Extension of One-Dimensional Proximity Regions to Higher Dimensions

TL;DR

This paper extends the concept of spherical proximity maps from one-dimensional intervals to higher-dimensional regions using Delaunay triangulation, introducing new proximity maps and analyzing their properties for uniform data.

Contribution

It introduces new higher-dimensional proximity maps based on spherical regions and Delaunay triangulation, expanding the applicability of proximity catch digraphs beyond one dimension.

Findings

Properties of spherical proximity maps on the real line are characterized.

New proximity maps in higher dimensions are defined and illustrated.

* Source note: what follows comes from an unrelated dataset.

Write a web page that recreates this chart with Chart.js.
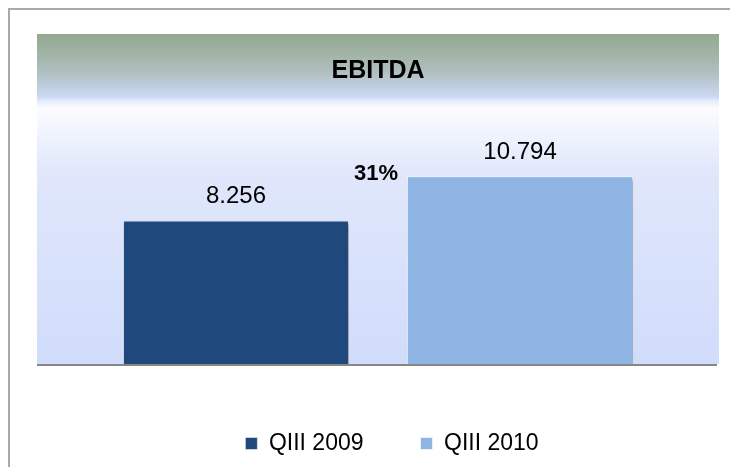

Geometry invariance of PCDs for uniform data is established.

Abstract

Proximity maps and regions are defined based on the relative allocation of points from two or more classes in an area of interest and are used to construct random graphs called proximity catch digraphs (PCDs) which have applications in various fields. The simplest of such maps is the spherical proximity map which maps a point from the class of interest to a disk centered at the same point with radius being the distance to the closest point from the other class in the region. The spherical proximity map gave rise to class cover catch digraph (CCCD) which was applied to pattern classification. Furthermore for uniform data on the real line, the exact and asymptotic distribution of the domination number of CCCDs were analytically available. In this article, we determine some appealing properties of the spherical proximity map in compact intervals on the real line and use these properties as a guideline for defining new proximity maps in higher dimensions. Delaunay triangulation is used to partition the region of interest in higher dimensions. Furthermore, we introduce the auxiliary tools used for the construction of the new proximity maps, as well as some related concepts that will be used in the investigation and comparison of them and the resulting graphs. We characterize the geometry invariance of PCDs for uniform data. We also provide some newly defined proximity maps in higher dimensions as illustrative examples.